[WHAT THE EXERCISE ASKS] From the entries below, copy out every line with "React" in it.

Stored data entries:
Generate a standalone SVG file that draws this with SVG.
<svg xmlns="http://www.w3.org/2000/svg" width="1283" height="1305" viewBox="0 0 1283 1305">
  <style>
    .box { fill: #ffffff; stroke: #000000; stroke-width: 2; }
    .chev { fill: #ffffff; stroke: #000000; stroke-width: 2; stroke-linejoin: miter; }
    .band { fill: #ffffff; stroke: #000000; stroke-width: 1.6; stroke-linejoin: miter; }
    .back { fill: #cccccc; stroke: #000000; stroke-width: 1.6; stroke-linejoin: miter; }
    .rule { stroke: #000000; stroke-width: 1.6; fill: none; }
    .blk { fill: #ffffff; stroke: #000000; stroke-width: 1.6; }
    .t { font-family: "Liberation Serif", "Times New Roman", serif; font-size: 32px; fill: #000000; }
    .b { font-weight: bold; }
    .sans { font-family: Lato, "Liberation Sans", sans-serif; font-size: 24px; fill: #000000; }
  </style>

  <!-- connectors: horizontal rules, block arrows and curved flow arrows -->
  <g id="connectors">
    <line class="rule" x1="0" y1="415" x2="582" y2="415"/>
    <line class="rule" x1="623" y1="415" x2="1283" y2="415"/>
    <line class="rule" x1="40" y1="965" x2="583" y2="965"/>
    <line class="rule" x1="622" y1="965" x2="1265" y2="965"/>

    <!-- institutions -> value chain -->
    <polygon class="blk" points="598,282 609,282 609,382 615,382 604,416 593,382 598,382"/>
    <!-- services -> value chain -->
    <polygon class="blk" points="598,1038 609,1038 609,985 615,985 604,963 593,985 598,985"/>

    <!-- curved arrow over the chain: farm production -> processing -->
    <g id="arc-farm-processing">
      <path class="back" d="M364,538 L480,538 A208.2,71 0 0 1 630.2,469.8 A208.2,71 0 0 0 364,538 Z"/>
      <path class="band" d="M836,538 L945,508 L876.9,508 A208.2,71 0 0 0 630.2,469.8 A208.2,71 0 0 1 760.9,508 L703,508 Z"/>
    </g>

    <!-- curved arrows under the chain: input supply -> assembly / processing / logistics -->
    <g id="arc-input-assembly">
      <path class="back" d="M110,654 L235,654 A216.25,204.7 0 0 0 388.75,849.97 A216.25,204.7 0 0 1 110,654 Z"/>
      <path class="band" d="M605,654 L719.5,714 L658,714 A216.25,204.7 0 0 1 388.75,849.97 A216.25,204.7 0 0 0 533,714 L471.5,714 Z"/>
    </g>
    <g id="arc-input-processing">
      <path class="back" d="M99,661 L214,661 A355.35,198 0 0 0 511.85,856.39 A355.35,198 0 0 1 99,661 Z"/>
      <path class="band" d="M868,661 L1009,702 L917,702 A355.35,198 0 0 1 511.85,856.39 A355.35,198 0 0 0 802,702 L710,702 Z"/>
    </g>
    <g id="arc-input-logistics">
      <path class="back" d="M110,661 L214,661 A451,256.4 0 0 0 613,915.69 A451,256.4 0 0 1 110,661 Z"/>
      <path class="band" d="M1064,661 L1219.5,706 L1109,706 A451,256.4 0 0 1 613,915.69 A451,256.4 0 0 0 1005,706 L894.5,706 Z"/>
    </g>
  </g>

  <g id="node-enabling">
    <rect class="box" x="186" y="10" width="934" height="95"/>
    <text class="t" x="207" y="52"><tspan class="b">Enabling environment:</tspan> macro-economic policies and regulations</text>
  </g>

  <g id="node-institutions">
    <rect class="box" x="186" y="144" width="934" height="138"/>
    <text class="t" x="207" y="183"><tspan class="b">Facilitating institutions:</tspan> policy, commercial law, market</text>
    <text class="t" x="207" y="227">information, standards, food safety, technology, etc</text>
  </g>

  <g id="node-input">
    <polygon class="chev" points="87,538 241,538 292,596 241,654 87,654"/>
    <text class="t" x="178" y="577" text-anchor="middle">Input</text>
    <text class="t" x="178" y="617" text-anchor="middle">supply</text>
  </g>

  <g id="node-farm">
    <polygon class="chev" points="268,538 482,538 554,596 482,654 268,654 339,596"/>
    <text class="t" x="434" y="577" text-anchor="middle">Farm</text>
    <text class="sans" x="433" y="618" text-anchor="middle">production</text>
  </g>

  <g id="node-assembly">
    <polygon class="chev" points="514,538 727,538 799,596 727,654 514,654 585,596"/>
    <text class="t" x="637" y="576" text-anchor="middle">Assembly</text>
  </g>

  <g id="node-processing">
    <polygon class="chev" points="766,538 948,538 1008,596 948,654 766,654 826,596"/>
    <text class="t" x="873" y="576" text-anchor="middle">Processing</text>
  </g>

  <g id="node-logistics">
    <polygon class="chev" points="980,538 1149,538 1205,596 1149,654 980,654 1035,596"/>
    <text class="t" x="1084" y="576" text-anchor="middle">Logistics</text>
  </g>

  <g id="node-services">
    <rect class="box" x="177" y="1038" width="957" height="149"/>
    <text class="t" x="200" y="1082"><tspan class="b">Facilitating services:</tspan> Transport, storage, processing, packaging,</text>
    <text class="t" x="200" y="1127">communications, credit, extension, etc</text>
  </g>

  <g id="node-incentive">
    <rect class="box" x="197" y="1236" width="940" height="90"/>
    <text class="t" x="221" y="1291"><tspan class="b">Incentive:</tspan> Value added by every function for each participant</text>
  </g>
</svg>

* * *

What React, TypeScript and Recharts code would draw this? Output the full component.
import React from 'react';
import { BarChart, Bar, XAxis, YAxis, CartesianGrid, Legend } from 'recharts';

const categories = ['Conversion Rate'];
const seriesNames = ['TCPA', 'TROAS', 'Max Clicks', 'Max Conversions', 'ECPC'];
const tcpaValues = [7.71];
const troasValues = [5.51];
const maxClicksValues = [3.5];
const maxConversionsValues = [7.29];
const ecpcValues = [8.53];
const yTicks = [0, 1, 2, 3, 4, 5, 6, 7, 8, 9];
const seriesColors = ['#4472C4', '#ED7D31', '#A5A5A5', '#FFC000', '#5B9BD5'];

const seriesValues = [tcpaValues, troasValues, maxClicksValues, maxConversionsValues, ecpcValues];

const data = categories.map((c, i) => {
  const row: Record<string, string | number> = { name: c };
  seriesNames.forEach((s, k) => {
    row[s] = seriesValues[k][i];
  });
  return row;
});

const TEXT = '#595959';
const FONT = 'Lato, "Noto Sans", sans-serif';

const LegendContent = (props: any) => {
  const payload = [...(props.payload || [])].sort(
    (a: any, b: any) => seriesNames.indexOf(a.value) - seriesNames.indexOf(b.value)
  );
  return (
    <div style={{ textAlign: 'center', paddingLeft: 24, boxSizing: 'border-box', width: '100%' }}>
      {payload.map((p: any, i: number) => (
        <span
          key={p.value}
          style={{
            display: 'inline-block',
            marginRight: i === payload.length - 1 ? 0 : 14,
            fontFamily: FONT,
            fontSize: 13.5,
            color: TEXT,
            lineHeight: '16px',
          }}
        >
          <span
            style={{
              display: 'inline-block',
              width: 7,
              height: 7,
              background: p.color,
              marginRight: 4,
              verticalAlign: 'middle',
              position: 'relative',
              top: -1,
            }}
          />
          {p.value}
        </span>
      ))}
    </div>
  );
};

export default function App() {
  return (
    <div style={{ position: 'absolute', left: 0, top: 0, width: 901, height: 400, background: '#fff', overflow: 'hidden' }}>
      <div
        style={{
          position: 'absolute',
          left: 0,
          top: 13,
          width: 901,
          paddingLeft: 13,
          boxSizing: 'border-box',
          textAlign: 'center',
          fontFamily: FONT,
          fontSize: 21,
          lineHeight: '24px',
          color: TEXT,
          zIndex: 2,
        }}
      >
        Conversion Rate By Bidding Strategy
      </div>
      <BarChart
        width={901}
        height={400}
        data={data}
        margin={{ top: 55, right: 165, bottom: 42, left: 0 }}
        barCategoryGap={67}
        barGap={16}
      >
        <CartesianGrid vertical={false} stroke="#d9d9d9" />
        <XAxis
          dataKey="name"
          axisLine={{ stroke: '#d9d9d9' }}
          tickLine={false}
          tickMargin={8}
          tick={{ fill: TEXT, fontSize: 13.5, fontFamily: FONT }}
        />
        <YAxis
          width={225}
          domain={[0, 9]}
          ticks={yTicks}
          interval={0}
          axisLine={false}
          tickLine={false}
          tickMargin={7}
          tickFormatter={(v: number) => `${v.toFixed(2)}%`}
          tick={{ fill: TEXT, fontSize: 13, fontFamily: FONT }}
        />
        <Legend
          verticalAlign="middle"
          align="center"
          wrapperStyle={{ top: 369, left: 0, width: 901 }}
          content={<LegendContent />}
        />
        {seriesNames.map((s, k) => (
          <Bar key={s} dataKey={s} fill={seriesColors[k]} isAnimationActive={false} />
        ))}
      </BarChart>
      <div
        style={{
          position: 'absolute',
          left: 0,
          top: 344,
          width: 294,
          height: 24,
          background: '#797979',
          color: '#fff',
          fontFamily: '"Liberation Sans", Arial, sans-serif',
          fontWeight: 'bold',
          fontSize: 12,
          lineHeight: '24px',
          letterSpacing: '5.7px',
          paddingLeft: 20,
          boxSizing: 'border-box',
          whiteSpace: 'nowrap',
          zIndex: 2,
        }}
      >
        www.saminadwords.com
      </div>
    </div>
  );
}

[OUTPUT BELOW]
What React, TypeScript and Recharts code would draw this? Output the full component.
import React from 'react';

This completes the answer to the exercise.